It's Fantastic Four #82 here to entertain us with jokes and repartee and perhaps some juggling and then some name-dropping anecdotes about meeting John and Yoko at a gallery opening, staying in a hotel suite next door to Mick and Bianca, guest-hosting The Tonight Show during the Carson Era before feuding with Johnny and being banned for life, growing a long beard and attempting to oil paint in the south of France...
Yes, Fantastic Four #82 has seen it and done it all. What a life it's lived! Oh, Fantastic Four #82! If only you'd finish those memoirs.
I've forgotten why I found these images from Fantastic Four #82. The story inside is titled "The Mark of-- The Madman!," which is pretty generic for something by Stan Lee. Little bombast, other than the exclamation point. Sue Richards has left the team and Crystal of the Inhumans has joined to replace her. We all know Sue as the Invisible Girl/Woman, with powers of invisibility. But what of Crystal? She can control the basic elements-- fire, air, earth and water. While invisibility has some obvious uses in terms of stealth and defense (especially Sue's famous invisible force fields), Crystal can move water and earth, combine elements to create weather. And she's stronger and more resilient than a normal human. Pretty useful as well. And yes, I know Sue later learned to use her invisible force field offensively as well. My point is, if you can't have one, the other will suffice.
I'm not sure I understand the whole "four elements" limitation. Why would her command of molecules stop merely with the ones that make up those particular things? Probably due to some literary reason haphazardly borrowed from Greek myth or something, but one wishes Stan Lee had thought through the implications of Crystal's powers. She might be more formidable than anyone-- including herself-- even suspects. Forgive me if some clever writer eventually worked this idea into Crystal's narrative. I haven't read a story with Crystal as a major player in it in years. But I do know Crystal also has a cool black headband.

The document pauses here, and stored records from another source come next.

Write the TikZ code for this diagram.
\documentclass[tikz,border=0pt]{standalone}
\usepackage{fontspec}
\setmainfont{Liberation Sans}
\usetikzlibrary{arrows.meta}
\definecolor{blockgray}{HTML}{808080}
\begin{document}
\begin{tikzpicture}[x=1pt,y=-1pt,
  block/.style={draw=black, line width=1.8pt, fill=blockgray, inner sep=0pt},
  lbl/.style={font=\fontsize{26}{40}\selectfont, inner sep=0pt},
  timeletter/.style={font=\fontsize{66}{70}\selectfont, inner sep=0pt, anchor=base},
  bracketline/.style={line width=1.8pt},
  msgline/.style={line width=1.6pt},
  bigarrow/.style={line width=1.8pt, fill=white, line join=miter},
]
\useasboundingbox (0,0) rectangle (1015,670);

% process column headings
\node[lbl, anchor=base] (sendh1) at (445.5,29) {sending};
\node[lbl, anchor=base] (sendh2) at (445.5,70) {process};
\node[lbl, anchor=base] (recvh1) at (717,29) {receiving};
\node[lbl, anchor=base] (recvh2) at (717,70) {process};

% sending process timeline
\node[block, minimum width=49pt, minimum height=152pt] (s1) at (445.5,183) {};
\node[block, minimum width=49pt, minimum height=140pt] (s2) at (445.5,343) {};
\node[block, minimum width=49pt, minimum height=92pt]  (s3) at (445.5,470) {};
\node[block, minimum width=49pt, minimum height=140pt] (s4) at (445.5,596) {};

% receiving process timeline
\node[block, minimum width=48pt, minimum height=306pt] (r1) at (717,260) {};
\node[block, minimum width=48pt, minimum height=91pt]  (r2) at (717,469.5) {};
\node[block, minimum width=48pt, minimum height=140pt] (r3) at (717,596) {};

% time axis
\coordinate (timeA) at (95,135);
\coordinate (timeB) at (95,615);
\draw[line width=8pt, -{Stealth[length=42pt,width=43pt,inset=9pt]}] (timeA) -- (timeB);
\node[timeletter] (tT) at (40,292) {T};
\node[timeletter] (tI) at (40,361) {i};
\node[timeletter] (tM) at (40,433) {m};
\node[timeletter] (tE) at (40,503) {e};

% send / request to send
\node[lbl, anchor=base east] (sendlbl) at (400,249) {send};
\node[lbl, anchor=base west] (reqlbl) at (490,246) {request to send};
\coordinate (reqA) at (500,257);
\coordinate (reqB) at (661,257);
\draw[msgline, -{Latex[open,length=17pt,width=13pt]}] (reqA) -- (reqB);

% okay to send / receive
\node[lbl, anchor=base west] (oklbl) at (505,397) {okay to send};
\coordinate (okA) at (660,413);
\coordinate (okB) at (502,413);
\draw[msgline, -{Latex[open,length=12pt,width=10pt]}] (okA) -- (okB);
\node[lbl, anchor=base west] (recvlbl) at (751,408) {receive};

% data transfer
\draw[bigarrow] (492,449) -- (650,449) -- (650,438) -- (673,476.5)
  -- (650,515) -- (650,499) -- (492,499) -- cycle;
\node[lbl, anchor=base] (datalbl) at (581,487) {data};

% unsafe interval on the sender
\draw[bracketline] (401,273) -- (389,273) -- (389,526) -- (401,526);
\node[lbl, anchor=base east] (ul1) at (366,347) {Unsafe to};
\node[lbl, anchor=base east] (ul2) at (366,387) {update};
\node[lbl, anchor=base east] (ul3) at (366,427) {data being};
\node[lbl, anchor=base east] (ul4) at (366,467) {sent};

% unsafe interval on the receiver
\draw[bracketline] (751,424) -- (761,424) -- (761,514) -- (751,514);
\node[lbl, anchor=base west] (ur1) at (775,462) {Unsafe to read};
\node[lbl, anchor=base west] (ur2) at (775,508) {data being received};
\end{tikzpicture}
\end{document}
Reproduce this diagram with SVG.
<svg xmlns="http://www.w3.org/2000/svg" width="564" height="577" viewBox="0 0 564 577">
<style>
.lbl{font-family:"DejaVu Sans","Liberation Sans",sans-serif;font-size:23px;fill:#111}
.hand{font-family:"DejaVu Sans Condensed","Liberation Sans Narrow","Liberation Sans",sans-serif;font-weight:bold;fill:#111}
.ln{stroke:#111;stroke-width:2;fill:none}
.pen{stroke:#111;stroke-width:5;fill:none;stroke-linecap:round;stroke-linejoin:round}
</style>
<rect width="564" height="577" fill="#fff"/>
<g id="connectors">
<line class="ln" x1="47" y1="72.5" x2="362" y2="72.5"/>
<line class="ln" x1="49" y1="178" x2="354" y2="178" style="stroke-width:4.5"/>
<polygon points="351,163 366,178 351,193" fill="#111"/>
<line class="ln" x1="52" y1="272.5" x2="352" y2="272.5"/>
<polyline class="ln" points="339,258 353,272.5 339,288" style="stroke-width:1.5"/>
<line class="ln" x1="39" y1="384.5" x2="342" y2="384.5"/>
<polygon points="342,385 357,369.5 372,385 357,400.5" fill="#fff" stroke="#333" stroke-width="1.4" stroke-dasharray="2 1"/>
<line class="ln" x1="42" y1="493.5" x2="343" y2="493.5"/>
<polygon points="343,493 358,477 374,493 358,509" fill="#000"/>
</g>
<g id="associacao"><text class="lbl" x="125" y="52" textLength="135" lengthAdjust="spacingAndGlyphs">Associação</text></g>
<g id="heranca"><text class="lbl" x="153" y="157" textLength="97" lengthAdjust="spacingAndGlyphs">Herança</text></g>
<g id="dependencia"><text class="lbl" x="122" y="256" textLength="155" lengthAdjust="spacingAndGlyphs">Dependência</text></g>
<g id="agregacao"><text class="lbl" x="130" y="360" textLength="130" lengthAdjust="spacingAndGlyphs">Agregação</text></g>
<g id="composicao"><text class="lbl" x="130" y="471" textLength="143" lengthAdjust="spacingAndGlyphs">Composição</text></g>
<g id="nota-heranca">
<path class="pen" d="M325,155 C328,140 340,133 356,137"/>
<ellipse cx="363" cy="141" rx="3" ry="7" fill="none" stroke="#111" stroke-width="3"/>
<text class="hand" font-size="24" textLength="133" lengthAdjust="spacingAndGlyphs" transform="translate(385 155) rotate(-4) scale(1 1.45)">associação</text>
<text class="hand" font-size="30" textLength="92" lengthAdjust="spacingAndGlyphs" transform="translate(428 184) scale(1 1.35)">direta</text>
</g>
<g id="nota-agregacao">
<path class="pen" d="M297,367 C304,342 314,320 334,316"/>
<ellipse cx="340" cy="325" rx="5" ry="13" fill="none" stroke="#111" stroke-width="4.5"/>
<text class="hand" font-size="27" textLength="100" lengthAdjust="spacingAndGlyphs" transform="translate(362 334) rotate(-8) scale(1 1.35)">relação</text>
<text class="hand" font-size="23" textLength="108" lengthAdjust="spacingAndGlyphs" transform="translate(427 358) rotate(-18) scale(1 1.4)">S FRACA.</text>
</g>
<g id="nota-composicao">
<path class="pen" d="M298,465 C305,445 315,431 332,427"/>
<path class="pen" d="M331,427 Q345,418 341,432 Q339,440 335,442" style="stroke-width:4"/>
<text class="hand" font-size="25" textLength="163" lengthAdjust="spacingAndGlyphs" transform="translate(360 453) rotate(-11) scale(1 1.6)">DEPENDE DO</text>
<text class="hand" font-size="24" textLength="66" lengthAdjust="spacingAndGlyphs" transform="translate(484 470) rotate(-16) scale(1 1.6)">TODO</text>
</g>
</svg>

Unfortunately, as a subject of Black Bolt, king of the Inhumans, Crystal isn't free to choose her own life. So despite the FF's kind membership offer, she has to run back to the Hidden Land to ask her monarch for permission. As for me, I prefer democracy. And since there's a madman promised in the story's title, of course the whole gang has to tangle with Maximus. This is a Fantastic Four issue from late in Stan's and Jack Kirby's run where they were recycling ideas that once seemed so fresh. Imagine how mindblowing the Inhumans were when they were introduced in Fantastic Four #45, "Among Us Hide... the Inhumans!"
Even the title is cooler, slightly ominous. Sinister, even! They're inhuman. They're among us. And they're hiding, no doubt for some nefarious purpose. Your neighbors might be one of them! Or a family member. This is why you must do as I do and call the Department of Homeland Security every day at 10pm and report any and all suspicious activity you might have observed in your workplace, your school, your church and even your very home.

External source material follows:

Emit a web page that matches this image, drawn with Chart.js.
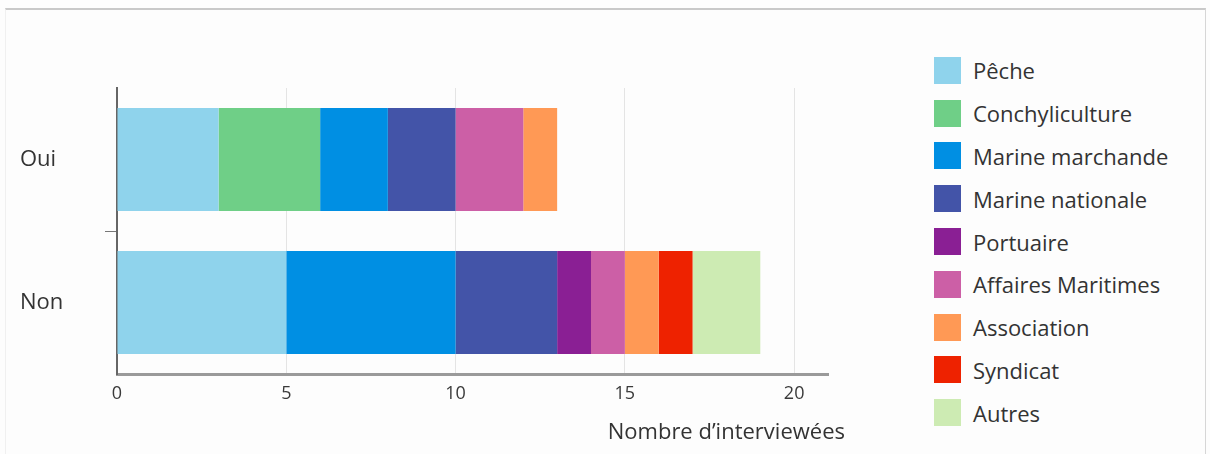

Here we are, almost 40 issues later and the Inhumans are still having to deal with Maximus the Mad. This time he's got a gun that can hypnotize the entire earth and make slaves of everyone. In the next issue, it ends as lamely as you might imagine. Seems like Stan at the time was losing interest.
But Jack Kirby's art is still pretty sweet. Joe Sinnott is not my favorite Kirby inker, though.
Don't get me wrong. I like Sinnott's finishes a lot. They're super slick and they really pretty up Kirby's pencils. This is how comics tend to look in my mind when I'm making up my own (then when I try to draw them they look exactly like Alex Toth and Al Williamson got together and drew them holding pencils with their feet). It's just that I prefer the "purer" Kirby that resulted when Mike Royer inked him and followed his pencils more closely, without "fixing" things. I also love Chic Stone on Kirby. Stone-inked Kirby is a lot of visual fun, with thick contour lines around the characters and thinner interior lines for contrast-- not a lot of feathering or those zig-zag Kirby shadows Royer so ably brought out, but a funky, low-tech Kirby.
So it's more a matter of my own peculiar sense of what's appealing. If I had to rank Kirby inkers, I'd list Royer first, then Stone and then Sinnott. I believe Kirby once said he liked Wally Wood best among his inkers. I hate to disagree with the King, but I find too much Wood there and not enough Kirby. I'd rather see Wally Wood inks on Wally Wood pencils than an awkward melding of two different approaches to figure construction and lighting. Kirby's figures are more lit from within, they provide their own light. Not exactly conducive to Wood's "double lighting" feathered chiaroscuro work.